Instruction:
Output the line that holds "Generate a Python", the line that holds "handletextpad=0.5)", and every line between them, exactly, but none of the pictures.

Entries with chart source code
== == ==

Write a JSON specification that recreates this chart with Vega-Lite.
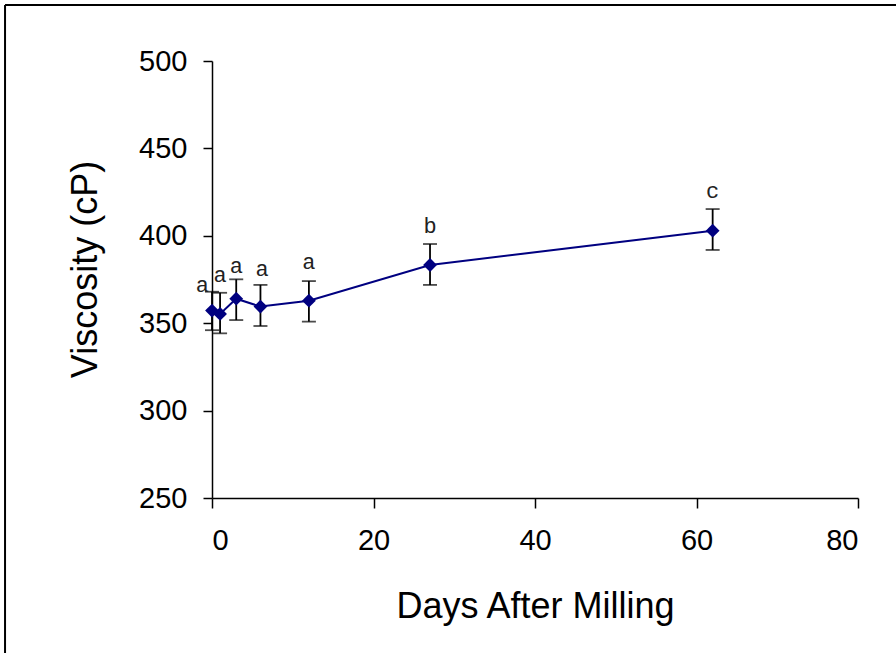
{
  "$schema": "https://vega.github.io/schema/vega-lite/v6.json",
  "autosize": "none",
  "width": 646,
  "height": 437,
  "padding": {"left": 212, "top": 61, "right": 38, "bottom": 155},
  "background": "white",
  "config": {
    "view": {"stroke": null},
    "axis": {
      "grid": false,
      "domainColor": "black",
      "domainWidth": 1.5,
      "tickColor": "black",
      "tickWidth": 1.5,
      "labelFont": "Liberation Sans",
      "labelFontSize": 29,
      "labelColor": "black",
      "titleFont": "Liberation Sans",
      "titleFontSize": 36,
      "titleFontWeight": "normal",
      "titleColor": "black"
    }
  },
  "data": {
    "values": [
      {"day": 0, "visc": 357.2, "lo": 346.0, "hi": 368.0, "label": "a", "lx": -1.2, "ly": 367.8},
      {"day": 1, "visc": 355.3, "lo": 344.2, "hi": 367.4, "label": "a", "lx": 1, "ly": 373.7},
      {"day": 3, "visc": 364.0, "lo": 351.8, "hi": 375.1, "label": "a", "lx": 3, "ly": 378.9},
      {"day": 6, "visc": 359.5, "lo": 348.4, "hi": 371.9, "label": "a", "lx": 6.2, "ly": 377.0},
      {"day": 12, "visc": 362.9, "lo": 350.9, "hi": 374.1, "label": "a", "lx": 12, "ly": 380.8},
      {"day": 27, "visc": 383.3, "lo": 371.9, "hi": 395.3, "label": "b", "lx": 27, "ly": 401.4},
      {"day": 62, "visc": 402.9, "lo": 391.9, "hi": 415.3, "label": "c", "lx": 62, "ly": 421.4}
    ]
  },
  "layer": [
    {
      "data": {"values": [{"x1": -25.63, "y1": 532, "y2": 150}]},
      "mark": {"type": "rule", "color": "black", "strokeWidth": 2, "clip": false},
      "encoding": {
        "x": {"field": "x1", "type": "quantitative", "scale": {"domain": [0, 80], "nice": false, "zero": false}},
        "y": {"field": "y1", "type": "quantitative", "scale": {"domain": [250, 500], "nice": false, "zero": false}},
        "y2": {"field": "y2"}
      }
    },
    {
      "data": {"values": [{"x1": -25.63, "x2": 110, "y1": 532}]},
      "mark": {"type": "rule", "color": "black", "strokeWidth": 2, "clip": false},
      "encoding": {
        "x": {"field": "x1", "type": "quantitative"},
        "x2": {"field": "x2"},
        "y": {"field": "y1", "type": "quantitative"}
      }
    },
    {
      "mark": {"type": "rule", "color": "black", "strokeWidth": 1.8},
      "encoding": {
        "x": {"field": "day", "type": "quantitative"},
        "y": {"field": "lo", "type": "quantitative"},
        "y2": {"field": "hi"}
      }
    },
    {
      "mark": {"type": "tick", "orient": "horizontal", "color": "black", "size": 14, "thickness": 1.8},
      "encoding": {
        "x": {"field": "day", "type": "quantitative"},
        "y": {"field": "lo", "type": "quantitative"}
      }
    },
    {
      "mark": {"type": "tick", "orient": "horizontal", "color": "black", "size": 14, "thickness": 1.8},
      "encoding": {
        "x": {"field": "day", "type": "quantitative"},
        "y": {"field": "hi", "type": "quantitative"}
      }
    },
    {
      "mark": {"type": "line", "color": "#000080", "strokeWidth": 2},
      "encoding": {
        "x": {"field": "day", "type": "quantitative"},
        "y": {"field": "visc", "type": "quantitative"}
      }
    },
    {
      "mark": {"type": "point", "shape": "diamond", "filled": true, "color": "#000080", "size": 190, "opacity": 1},
      "encoding": {
        "x": {"field": "day", "type": "quantitative",
          "scale": {"domain": [0, 80], "nice": false, "zero": false},
          "axis": {"values": [0, 20, 40, 60, 80], "tickSize": 10, "labelPadding": 18, "title": "Days After Milling", "titlePadding": 34}},
        "y": {"field": "visc", "type": "quantitative",
          "scale": {"domain": [250, 500], "nice": false, "zero": false},
          "axis": {"values": [250, 300, 350, 400, 450, 500], "tickSize": 9, "labelPadding": 16, "title": "Viscosity (cP)", "titleX": -108, "titleY": 208}}
      }
    },
    {
      "mark": {"type": "text", "font": "Liberation Mono", "fontSize": 22, "color": "#222222", "align": "center", "baseline": "alphabetic"},
      "encoding": {
        "x": {"field": "lx", "type": "quantitative"},
        "y": {"field": "ly", "type": "quantitative"},
        "text": {"field": "label"}
      }
    }
  ]
}
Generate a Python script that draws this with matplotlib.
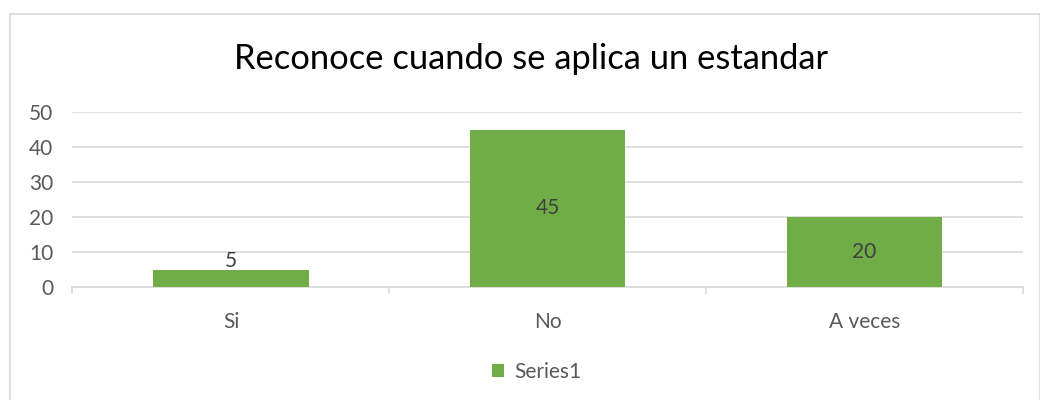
import matplotlib.pyplot as plt
from matplotlib.patches import Rectangle

categories = ["Si", "No", "A veces"]
values = [5, 45, 20]
series_name = "Series1"

green = "#70AD47"
text_gray = "#595959"
grid_gray = "#D9D9D9"

plt.rcParams['font.family'] = ['Lato', 'DejaVu Sans']

fig = plt.figure(figsize=(10.4, 4), dpi=100)
ax = fig.add_axes([0.0697, 0.2825, 0.914, 0.4375])

x = range(len(categories))
bars = ax.bar(x, values, width=0.49, color=green, label=series_name, zorder=3)

for i, v in enumerate(values):
    y = v / 2 if v > 10 else v + 2.5
    ax.text(i, y, str(v), ha="center", va="center", fontsize=15, color="#404040", zorder=4)

ax.set_xlim(-0.5, len(categories) - 0.5)
ax.set_ylim(0, 50)
ax.set_yticks(range(0, 51, 10))
ax.grid(axis="y", color=grid_gray, linewidth=1.2, zorder=0)
ax.set_xticks(list(x))
ax.set_xticklabels(categories)
ax.tick_params(axis="x", length=0, pad=18, labelsize=15, colors=text_gray)
ax.tick_params(axis="y", length=0, pad=14, labelsize=15, colors=text_gray)
# category boundary ticks on the x axis
ax.set_xticks([i - 0.5 for i in range(len(categories) + 1)], minor=True)
ax.tick_params(axis="x", which="minor", length=5, color=grid_gray, width=1.2)

for s in ["top", "right", "left"]:
    ax.spines[s].set_visible(False)
ax.spines["bottom"].set_color(grid_gray)
ax.spines["bottom"].set_linewidth(1.2)

fig.text(0.511, 0.852, "Reconoce cuando se aplica un estandar", ha="center", va="center",
         fontsize=24.8, color="#000000")

fig.legend(handles=[bars], labels=[series_name], loc="center", bbox_to_anchor=(0.516, 0.07),
           frameon=False, fontsize=15, labelcolor=text_gray, handlelength=0.6, handleheight=0.6,
           handletextpad=0.5)

fig.add_artist(Rectangle((0.0096, -0.01), 0.99, 0.975, transform=fig.transFigure,
                         fill=False, edgecolor=grid_gray, linewidth=1.2))

fig.savefig("out.png", dpi=100)
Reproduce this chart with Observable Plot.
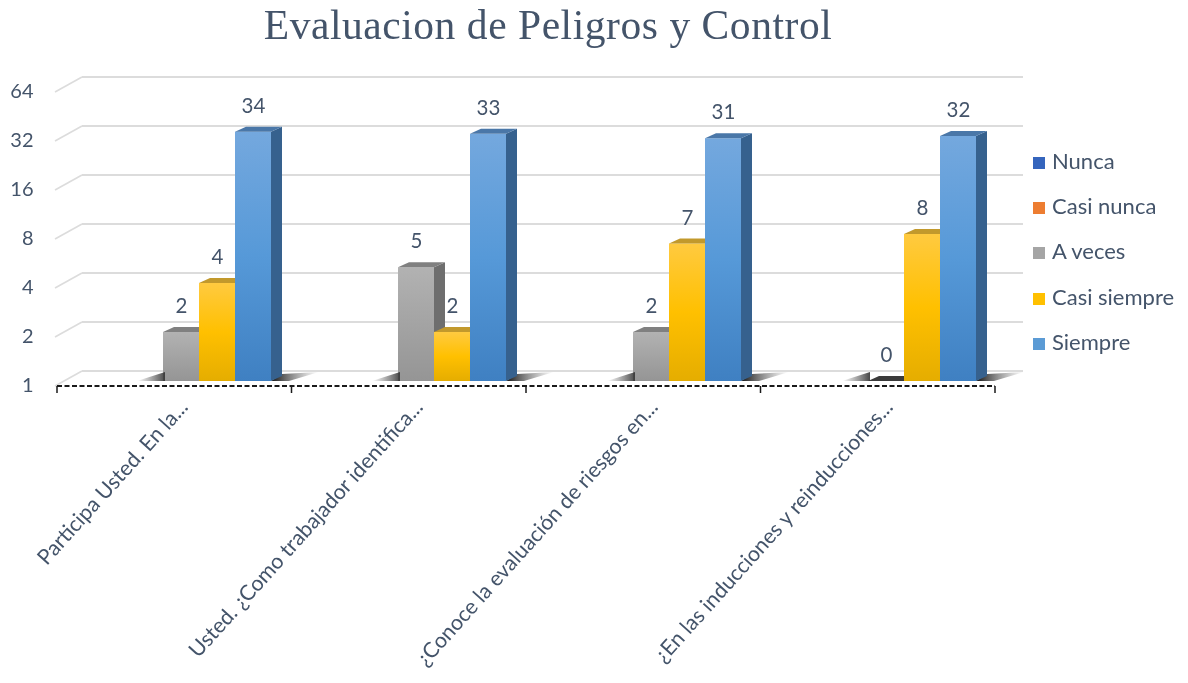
<!DOCTYPE html>
<html><head><meta charset="utf-8">
<script src="https://cdn.jsdelivr.net/npm/d3@7"></script>
<script src="https://cdn.jsdelivr.net/npm/@observablehq/plot@0.6"></script>
<style>
html,body{margin:0;padding:0;background:#fff;overflow:hidden;width:1188px;height:683px}
#page{position:relative;width:1188px;height:683px;filter:blur(0.45px)}
#title{height:50px;margin:0;text-align:center;font:400 41.5px/50px "Liberation Serif",serif;color:#44546a;letter-spacing:.55px;position:relative;top:0;left:-46px}
#legend{position:absolute;left:1033px;top:138px;font:22px/45.2px Lato,sans-serif;color:#44546a}
#legend div{height:45.2px;white-space:nowrap}
#legend i{display:inline-block;width:12px;height:12px;margin-right:7px;vertical-align:0}
svg text{font-family:Lato,sans-serif}
</style></head><body>
<div id="page">
<h1 id="title">Evaluacion de Peligros y Control</h1>
<div id="chart"></div>
<div id="legend"></div>
</div>
<script>
const title = "Evaluacion de Peligros y Control";
const categories = ["Participa Usted. En la...","Usted. ¿Como trabajador identifica...","¿Conoce la evaluación de riesgos en...","¿En las inducciones y reinducciones..."];
const seriesNames = ["Nunca","Casi nunca","A veces","Casi siempre","Siempre"];
const nunca = [null,null,null,null];
const casiNunca = [null,null,null,null];
const aVeces = [2,5,2,0];
const casiSiempre = [4,2,7,8];
const siempre = [34,33,31,32];
const yTicks = [1,2,4,8,16,32,64];
const seriesValues = [nunca,casiNunca,aVeces,casiSiempre,siempre];
const legendColors = ["#3565bd","#ed7d31","#a5a5a5","#ffc000","#5b9bd5"];
const gradients = {
  "A veces":[["0%","#b2b2b2"],["100%","#959595"]],
  "Casi siempre":[["0%","#ffca40"],["50%","#ffc000"],["100%","#e5ad00"]],
  "Siempre":[["0%","#74a8de"],["50%","#5699d8"],["100%","#3f80c2"]]
};
const faces = {
  "A veces":{side:"#6e6e6e",top:"#808080"},
  "Casi siempre":{side:"#a98000",top:"#c2992c"},
  "Siempre":{side:"#36618e",top:"#4a77a8"}
};
const rows = [];
seriesNames.forEach((s,j)=>categories.forEach((c,i)=>{
  const v = seriesValues[j][i];
  if (v !== null) rows.push({category:c,series:s,value:v});
}));
const slug = s => "g-"+s.replace(/\s/g,"");
const NS = "http://www.w3.org/2000/svg";
const W = 1188, H = 633, mL = 57, mR = 191, mT = 37, mB = 302;
function poly(g,pts,fill){
  const p = document.createElementNS(NS,"polygon");
  p.setAttribute("points",pts.map(q=>q.join(",")).join(" "));
  p.setAttribute("fill",fill);
  g.appendChild(p);
}
function seg(g,x1,y1,x2,y2,stroke,w){
  const l=document.createElementNS(NS,"line");
  l.setAttribute("x1",x1);l.setAttribute("y1",y1);
  l.setAttribute("x2",x2);l.setAttribute("y2",y2);
  l.setAttribute("stroke",stroke);l.setAttribute("stroke-width",w);
  g.appendChild(l);
}
const depthX = 11, depthY = 5;
const bar3d = s => Plot.barY(rows.filter(d=>d.series===s),{
  fx:"category", x:"series", y1:()=>1, y2:d=>Math.max(d.value,1),
  fill:`url(#${slug(s)})`,
  render(index,scales,values,dims,ctx,next){
    const g = next(index,scales,values,dims,ctx);
    g.querySelectorAll("rect").forEach(r=>{
      const x=+r.getAttribute("x"), y=+r.getAttribute("y"), w=+r.getAttribute("width"), h=+r.getAttribute("height");
      const b=y+h, f=faces[s];
      if (s==="A veces") poly(g,[[x-26,b],[x+2,b-9],[x+2,b]],"url(#shadowL)");
      if (s==="Siempre") poly(g,[[x+w,b],[x+w+depthX,b-7],[x+w+48,b-9],[x+w+18,b]],"url(#shadowR)");
      poly(g,[[x+w,y],[x+w+depthX,y-depthY],[x+w+depthX,b-depthY],[x+w,b]],f.side);
      poly(g,[[x,y],[x+depthX,y-depthY],[x+w+depthX,y-depthY],[x+w,y]],h<1?"#3a3a3a":f.top);
    });
    return g;
  }
});
// drawn once, in the first panel, whose frame coincides with the whole plot
const overlay = draw => Plot.ruleY([1],{fx:()=>categories[0],y:d=>d,
  render(index,scales){
    const g = document.createElementNS(NS,"g");
    draw(g,scales);
    return g;
  }});
const plot = Plot.plot({
  width:W, height:H,
  marginLeft:mL, marginRight:mR, marginTop:mT, marginBottom:mB,
  fx:{domain:categories,padding:0,axis:null},
  x:{domain:seriesNames,range:[mL+34,mL+214],padding:0,axis:null},
  y:{type:"log",base:2,domain:[1,64],axis:null},
  style:{background:"transparent",overflow:"hidden"},
  marks:[
    overlay((g,s)=>{
      yTicks.forEach(v=>{
        const y=s.y(v);
        seg(g,mL-2,y+5,mL+25,y-10,"#dcdcdc",1.6);
        seg(g,mL+25,y-10,1023,y-10,"#dcdcdc",2);
      });
    }),
    Plot.axisY({ticks:yTicks,tickFormat:d=>String(d),tickSize:0,tickPadding:24,dy:4,fontSize:20,color:"#44546a",label:null}),
    Plot.axisFx({domain:categories,anchor:"bottom",label:null,tickSize:0,tickRotate:-48,fontSize:21.3,color:"#44546a",tickPadding:22,dx:9,lineWidth:Infinity,tickFormat:d=>d,textOverflow:null}),
    bar3d("A veces"),
    bar3d("Casi siempre"),
    bar3d("Siempre"),
    Plot.text(rows,{fx:"category",x:"series",y:d=>Math.max(d.value,1),text:d=>String(d.value),dy:-26,fontSize:20.5,fill:"#44546a",lineAnchor:"middle"}),
    overlay((g,s)=>{
      const y0 = s.y(1)+5, x1 = 995;
      seg(g,mL,y0,x1,y0,"#1a1a1a",2);
      g.lastChild.setAttribute("stroke-dasharray","5,2.5");
      const step = (x1-mL)/categories.length;
      d3.range(categories.length+1).forEach(k=>{
        const x = mL+k*step;
        seg(g,x,y0,x,y0+7,"#1a1a1a",1.5);
      });
    })
  ]
});
// gradients used by the bar faces
const defs = d3.select(plot).insert("svg:defs",":first-child");
Object.entries(gradients).forEach(([s,stops])=>{
  const lg = defs.append("linearGradient").attr("id",slug(s)).attr("x1",0).attr("y1",0).attr("x2",0).attr("y2",1);
  stops.forEach(([o,c])=>lg.append("stop").attr("offset",o).attr("stop-color",c));
});
const sl = defs.append("linearGradient").attr("id","shadowL");
sl.append("stop").attr("offset","0%").attr("stop-color","#555").attr("stop-opacity",0);
sl.append("stop").attr("offset","100%").attr("stop-color","#333").attr("stop-opacity",.9);
const sr = defs.append("linearGradient").attr("id","shadowR");
sr.append("stop").attr("offset","0%").attr("stop-color","#111").attr("stop-opacity",1);
sr.append("stop").attr("offset","100%").attr("stop-color","#666").attr("stop-opacity",0);
document.getElementById("chart").appendChild(plot);
document.getElementById("title").textContent = title;
const legend = d3.select("#legend");
seriesNames.forEach((s,i)=>{
  const d = legend.append("div");
  d.append("i").style("background",legendColors[i]);
  d.append("span").text(s);
});
</script>
</body></html>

== == ==

Full solution:
Generate a Python script that draws this with matplotlib.
import matplotlib.pyplot as plt
from matplotlib.patches import Rectangle

categories = ["Si", "No", "A veces"]
values = [5, 45, 20]
series_name = "Series1"

green = "#70AD47"
text_gray = "#595959"
grid_gray = "#D9D9D9"

plt.rcParams['font.family'] = ['Lato', 'DejaVu Sans']

fig = plt.figure(figsize=(10.4, 4), dpi=100)
ax = fig.add_axes([0.0697, 0.2825, 0.914, 0.4375])

x = range(len(categories))
bars = ax.bar(x, values, width=0.49, color=green, label=series_name, zorder=3)

for i, v in enumerate(values):
    y = v / 2 if v > 10 else v + 2.5
    ax.text(i, y, str(v), ha="center", va="center", fontsize=15, color="#404040", zorder=4)

ax.set_xlim(-0.5, len(categories) - 0.5)
ax.set_ylim(0, 50)
ax.set_yticks(range(0, 51, 10))
ax.grid(axis="y", color=grid_gray, linewidth=1.2, zorder=0)
ax.set_xticks(list(x))
ax.set_xticklabels(categories)
ax.tick_params(axis="x", length=0, pad=18, labelsize=15, colors=text_gray)
ax.tick_params(axis="y", length=0, pad=14, labelsize=15, colors=text_gray)
# category boundary ticks on the x axis
ax.set_xticks([i - 0.5 for i in range(len(categories) + 1)], minor=True)
ax.tick_params(axis="x", which="minor", length=5, color=grid_gray, width=1.2)

for s in ["top", "right", "left"]:
    ax.spines[s].set_visible(False)
ax.spines["bottom"].set_color(grid_gray)
ax.spines["bottom"].set_linewidth(1.2)

fig.text(0.511, 0.852, "Reconoce cuando se aplica un estandar", ha="center", va="center",
         fontsize=24.8, color="#000000")

fig.legend(handles=[bars], labels=[series_name], loc="center", bbox_to_anchor=(0.516, 0.07),
           frameon=False, fontsize=15, labelcolor=text_gray, handlelength=0.6, handleheight=0.6,
           handletextpad=0.5)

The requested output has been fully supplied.